Exercise task: Output the material exactly, but drop every image it holds.

Data extract:
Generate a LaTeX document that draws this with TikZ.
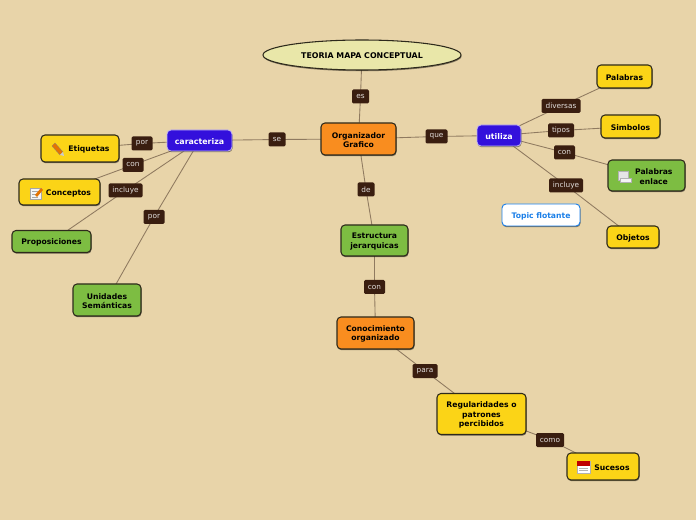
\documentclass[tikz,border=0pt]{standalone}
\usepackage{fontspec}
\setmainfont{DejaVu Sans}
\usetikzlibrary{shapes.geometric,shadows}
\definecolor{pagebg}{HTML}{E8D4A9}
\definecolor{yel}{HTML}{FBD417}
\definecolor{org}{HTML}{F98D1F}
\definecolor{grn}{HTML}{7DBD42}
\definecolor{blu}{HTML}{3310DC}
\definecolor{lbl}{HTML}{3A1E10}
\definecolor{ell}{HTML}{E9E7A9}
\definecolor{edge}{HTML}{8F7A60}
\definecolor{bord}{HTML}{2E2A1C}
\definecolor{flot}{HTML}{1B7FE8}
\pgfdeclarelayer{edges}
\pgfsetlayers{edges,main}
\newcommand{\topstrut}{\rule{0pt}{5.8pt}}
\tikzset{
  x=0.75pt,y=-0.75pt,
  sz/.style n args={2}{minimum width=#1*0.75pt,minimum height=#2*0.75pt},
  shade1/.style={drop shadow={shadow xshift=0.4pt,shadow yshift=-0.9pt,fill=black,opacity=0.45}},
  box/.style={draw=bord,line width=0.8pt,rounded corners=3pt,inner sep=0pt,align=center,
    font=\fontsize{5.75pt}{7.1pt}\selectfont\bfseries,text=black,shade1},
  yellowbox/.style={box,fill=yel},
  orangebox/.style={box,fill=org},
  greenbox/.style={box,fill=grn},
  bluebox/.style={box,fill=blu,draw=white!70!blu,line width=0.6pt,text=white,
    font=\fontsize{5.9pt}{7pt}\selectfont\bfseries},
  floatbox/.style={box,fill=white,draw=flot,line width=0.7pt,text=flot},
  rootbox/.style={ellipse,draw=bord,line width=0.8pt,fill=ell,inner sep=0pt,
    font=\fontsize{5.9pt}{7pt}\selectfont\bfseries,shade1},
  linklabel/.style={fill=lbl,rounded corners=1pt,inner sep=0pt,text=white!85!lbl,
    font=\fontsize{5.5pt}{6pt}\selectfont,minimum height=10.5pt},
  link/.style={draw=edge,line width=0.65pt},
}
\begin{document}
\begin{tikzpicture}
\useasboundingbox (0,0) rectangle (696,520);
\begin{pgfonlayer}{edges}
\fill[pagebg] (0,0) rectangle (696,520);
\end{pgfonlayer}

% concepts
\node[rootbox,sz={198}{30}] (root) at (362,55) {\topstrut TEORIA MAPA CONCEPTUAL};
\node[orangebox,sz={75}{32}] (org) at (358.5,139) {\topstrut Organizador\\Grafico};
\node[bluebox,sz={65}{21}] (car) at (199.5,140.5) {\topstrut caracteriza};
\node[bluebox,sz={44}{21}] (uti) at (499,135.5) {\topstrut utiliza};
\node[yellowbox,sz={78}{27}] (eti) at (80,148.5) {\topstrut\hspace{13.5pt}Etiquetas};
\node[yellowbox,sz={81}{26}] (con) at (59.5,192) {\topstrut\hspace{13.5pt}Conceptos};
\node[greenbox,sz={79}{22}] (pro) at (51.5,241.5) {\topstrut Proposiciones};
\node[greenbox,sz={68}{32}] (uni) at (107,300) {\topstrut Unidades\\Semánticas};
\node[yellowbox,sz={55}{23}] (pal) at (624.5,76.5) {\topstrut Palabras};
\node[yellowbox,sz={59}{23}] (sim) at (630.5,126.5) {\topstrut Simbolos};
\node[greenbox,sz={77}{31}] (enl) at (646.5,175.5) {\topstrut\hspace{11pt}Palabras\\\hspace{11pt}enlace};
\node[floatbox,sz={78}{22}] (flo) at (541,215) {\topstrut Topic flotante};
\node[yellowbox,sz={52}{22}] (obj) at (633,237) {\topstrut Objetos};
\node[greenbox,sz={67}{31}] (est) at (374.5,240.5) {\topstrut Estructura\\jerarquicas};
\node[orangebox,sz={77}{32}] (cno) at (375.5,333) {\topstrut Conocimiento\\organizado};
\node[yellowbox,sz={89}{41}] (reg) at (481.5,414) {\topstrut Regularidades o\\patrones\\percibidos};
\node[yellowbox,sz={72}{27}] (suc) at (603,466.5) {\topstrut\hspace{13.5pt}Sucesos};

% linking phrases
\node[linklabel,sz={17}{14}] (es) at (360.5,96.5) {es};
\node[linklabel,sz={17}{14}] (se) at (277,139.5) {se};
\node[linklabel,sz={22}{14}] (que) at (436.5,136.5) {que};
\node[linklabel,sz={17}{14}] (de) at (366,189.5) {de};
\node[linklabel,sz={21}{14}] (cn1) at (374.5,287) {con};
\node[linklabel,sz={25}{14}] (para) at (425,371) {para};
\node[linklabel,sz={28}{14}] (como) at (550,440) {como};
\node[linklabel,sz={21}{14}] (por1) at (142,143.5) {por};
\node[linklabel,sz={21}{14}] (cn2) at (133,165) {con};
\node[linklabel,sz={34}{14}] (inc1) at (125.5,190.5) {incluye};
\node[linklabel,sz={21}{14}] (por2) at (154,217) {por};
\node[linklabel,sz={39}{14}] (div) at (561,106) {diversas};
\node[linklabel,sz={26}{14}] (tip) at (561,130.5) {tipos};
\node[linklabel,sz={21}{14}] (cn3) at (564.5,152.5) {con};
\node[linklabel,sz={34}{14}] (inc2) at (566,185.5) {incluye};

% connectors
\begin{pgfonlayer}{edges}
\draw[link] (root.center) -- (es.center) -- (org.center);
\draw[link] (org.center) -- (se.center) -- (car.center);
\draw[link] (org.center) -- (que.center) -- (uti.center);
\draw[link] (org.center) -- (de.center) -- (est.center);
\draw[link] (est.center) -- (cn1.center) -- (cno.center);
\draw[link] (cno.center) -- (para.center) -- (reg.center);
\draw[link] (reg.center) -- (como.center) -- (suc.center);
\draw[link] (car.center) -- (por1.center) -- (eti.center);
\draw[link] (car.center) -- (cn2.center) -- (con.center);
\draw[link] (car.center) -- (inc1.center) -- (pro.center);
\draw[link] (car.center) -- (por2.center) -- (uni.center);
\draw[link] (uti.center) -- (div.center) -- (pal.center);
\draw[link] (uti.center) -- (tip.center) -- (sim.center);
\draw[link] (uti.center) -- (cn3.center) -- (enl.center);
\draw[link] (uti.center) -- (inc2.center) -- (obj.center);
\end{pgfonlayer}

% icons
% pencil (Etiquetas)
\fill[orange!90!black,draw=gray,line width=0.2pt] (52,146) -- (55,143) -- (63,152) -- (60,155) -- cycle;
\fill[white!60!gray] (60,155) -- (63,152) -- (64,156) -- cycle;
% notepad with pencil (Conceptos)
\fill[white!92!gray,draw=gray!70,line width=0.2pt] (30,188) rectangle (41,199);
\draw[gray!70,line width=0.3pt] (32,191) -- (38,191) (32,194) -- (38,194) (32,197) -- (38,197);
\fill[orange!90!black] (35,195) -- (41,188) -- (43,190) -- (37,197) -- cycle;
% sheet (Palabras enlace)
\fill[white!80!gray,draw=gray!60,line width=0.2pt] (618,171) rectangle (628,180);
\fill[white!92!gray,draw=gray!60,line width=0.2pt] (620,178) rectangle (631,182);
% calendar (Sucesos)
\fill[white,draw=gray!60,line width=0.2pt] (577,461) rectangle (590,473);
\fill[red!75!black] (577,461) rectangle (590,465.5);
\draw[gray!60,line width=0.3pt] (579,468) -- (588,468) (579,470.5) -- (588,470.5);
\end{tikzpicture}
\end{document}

Written solution:
Generate a LaTeX document that draws this with TikZ.
\documentclass[tikz,border=0pt]{standalone}
\usepackage{fontspec}
\setmainfont{DejaVu Sans}
\usetikzlibrary{shapes.geometric,shadows}
\definecolor{pagebg}{HTML}{E8D4A9}
\definecolor{yel}{HTML}{FBD417}
\definecolor{org}{HTML}{F98D1F}
\definecolor{grn}{HTML}{7DBD42}
\definecolor{blu}{HTML}{3310DC}
\definecolor{lbl}{HTML}{3A1E10}
\definecolor{ell}{HTML}{E9E7A9}
\definecolor{edge}{HTML}{8F7A60}
\definecolor{bord}{HTML}{2E2A1C}
\definecolor{flot}{HTML}{1B7FE8}
\pgfdeclarelayer{edges}
\pgfsetlayers{edges,main}
\newcommand{\topstrut}{\rule{0pt}{5.8pt}}
\tikzset{
  x=0.75pt,y=-0.75pt,
  sz/.style n args={2}{minimum width=#1*0.75pt,minimum height=#2*0.75pt},
  shade1/.style={drop shadow={shadow xshift=0.4pt,shadow yshift=-0.9pt,fill=black,opacity=0.45}},
  box/.style={draw=bord,line width=0.8pt,rounded corners=3pt,inner sep=0pt,align=center,
    font=\fontsize{5.75pt}{7.1pt}\selectfont\bfseries,text=black,shade1},
  yellowbox/.style={box,fill=yel},
  orangebox/.style={box,fill=org},
  greenbox/.style={box,fill=grn},
  bluebox/.style={box,fill=blu,draw=white!70!blu,line width=0.6pt,text=white,
    font=\fontsize{5.9pt}{7pt}\selectfont\bfseries},
  floatbox/.style={box,fill=white,draw=flot,line width=0.7pt,text=flot},
  rootbox/.style={ellipse,draw=bord,line width=0.8pt,fill=ell,inner sep=0pt,
    font=\fontsize{5.9pt}{7pt}\selectfont\bfseries,shade1},
  linklabel/.style={fill=lbl,rounded corners=1pt,inner sep=0pt,text=white!85!lbl,
    font=\fontsize{5.5pt}{6pt}\selectfont,minimum height=10.5pt},
  link/.style={draw=edge,line width=0.65pt},
}
\begin{document}
\begin{tikzpicture}
\useasboundingbox (0,0) rectangle (696,520);
\begin{pgfonlayer}{edges}
\fill[pagebg] (0,0) rectangle (696,520);
\end{pgfonlayer}

% concepts
\node[rootbox,sz={198}{30}] (root) at (362,55) {\topstrut TEORIA MAPA CONCEPTUAL};
\node[orangebox,sz={75}{32}] (org) at (358.5,139) {\topstrut Organizador\\Grafico};
\node[bluebox,sz={65}{21}] (car) at (199.5,140.5) {\topstrut caracteriza};
\node[bluebox,sz={44}{21}] (uti) at (499,135.5) {\topstrut utiliza};
\node[yellowbox,sz={78}{27}] (eti) at (80,148.5) {\topstrut\hspace{13.5pt}Etiquetas};
\node[yellowbox,sz={81}{26}] (con) at (59.5,192) {\topstrut\hspace{13.5pt}Conceptos};
\node[greenbox,sz={79}{22}] (pro) at (51.5,241.5) {\topstrut Proposiciones};
\node[greenbox,sz={68}{32}] (uni) at (107,300) {\topstrut Unidades\\Semánticas};
\node[yellowbox,sz={55}{23}] (pal) at (624.5,76.5) {\topstrut Palabras};
\node[yellowbox,sz={59}{23}] (sim) at (630.5,126.5) {\topstrut Simbolos};
\node[greenbox,sz={77}{31}] (enl) at (646.5,175.5) {\topstrut\hspace{11pt}Palabras\\\hspace{11pt}enlace};
\node[floatbox,sz={78}{22}] (flo) at (541,215) {\topstrut Topic flotante};
\node[yellowbox,sz={52}{22}] (obj) at (633,237) {\topstrut Objetos};
\node[greenbox,sz={67}{31}] (est) at (374.5,240.5) {\topstrut Estructura\\jerarquicas};
\node[orangebox,sz={77}{32}] (cno) at (375.5,333) {\topstrut Conocimiento\\organizado};
\node[yellowbox,sz={89}{41}] (reg) at (481.5,414) {\topstrut Regularidades o\\patrones\\percibidos};
\node[yellowbox,sz={72}{27}] (suc) at (603,466.5) {\topstrut\hspace{13.5pt}Sucesos};

% linking phrases
\node[linklabel,sz={17}{14}] (es) at (360.5,96.5) {es};
\node[linklabel,sz={17}{14}] (se) at (277,139.5) {se};
\node[linklabel,sz={22}{14}] (que) at (436.5,136.5) {que};
\node[linklabel,sz={17}{14}] (de) at (366,189.5) {de};
\node[linklabel,sz={21}{14}] (cn1) at (374.5,287) {con};
\node[linklabel,sz={25}{14}] (para) at (425,371) {para};
\node[linklabel,sz={28}{14}] (como) at (550,440) {como};
\node[linklabel,sz={21}{14}] (por1) at (142,143.5) {por};
\node[linklabel,sz={21}{14}] (cn2) at (133,165) {con};
\node[linklabel,sz={34}{14}] (inc1) at (125.5,190.5) {incluye};
\node[linklabel,sz={21}{14}] (por2) at (154,217) {por};
\node[linklabel,sz={39}{14}] (div) at (561,106) {diversas};
\node[linklabel,sz={26}{14}] (tip) at (561,130.5) {tipos};
\node[linklabel,sz={21}{14}] (cn3) at (564.5,152.5) {con};
\node[linklabel,sz={34}{14}] (inc2) at (566,185.5) {incluye};

% connectors
\begin{pgfonlayer}{edges}
\draw[link] (root.center) -- (es.center) -- (org.center);
\draw[link] (org.center) -- (se.center) -- (car.center);
\draw[link] (org.center) -- (que.center) -- (uti.center);
\draw[link] (org.center) -- (de.center) -- (est.center);
\draw[link] (est.center) -- (cn1.center) -- (cno.center);
\draw[link] (cno.center) -- (para.center) -- (reg.center);
\draw[link] (reg.center) -- (como.center) -- (suc.center);
\draw[link] (car.center) -- (por1.center) -- (eti.center);
\draw[link] (car.center) -- (cn2.center) -- (con.center);
\draw[link] (car.center) -- (inc1.center) -- (pro.center);
\draw[link] (car.center) -- (por2.center) -- (uni.center);
\draw[link] (uti.center) -- (div.center) -- (pal.center);
\draw[link] (uti.center) -- (tip.center) -- (sim.center);
\draw[link] (uti.center) -- (cn3.center) -- (enl.center);
\draw[link] (uti.center) -- (inc2.center) -- (obj.center);
\end{pgfonlayer}

% icons
% pencil (Etiquetas)
\fill[orange!90!black,draw=gray,line width=0.2pt] (52,146) -- (55,143) -- (63,152) -- (60,155) -- cycle;
\fill[white!60!gray] (60,155) -- (63,152) -- (64,156) -- cycle;
% notepad with pencil (Conceptos)
\fill[white!92!gray,draw=gray!70,line width=0.2pt] (30,188) rectangle (41,199);
\draw[gray!70,line width=0.3pt] (32,191) -- (38,191) (32,194) -- (38,194) (32,197) -- (38,197);
\fill[orange!90!black] (35,195) -- (41,188) -- (43,190) -- (37,197) -- cycle;
% sheet (Palabras enlace)
\fill[white!80!gray,draw=gray!60,line width=0.2pt] (618,171) rectangle (628,180);
\fill[white!92!gray,draw=gray!60,line width=0.2pt] (620,178) rectangle (631,182);
% calendar (Sucesos)
\fill[white,draw=gray!60,line width=0.2pt] (577,461) rectangle (590,473);
\fill[red!75!black] (577,461) rectangle (590,465.5);
\draw[gray!60,line width=0.3pt] (579,468) -- (588,468) (579,470.5) -- (588,470.5);
\end{tikzpicture}
\end{document}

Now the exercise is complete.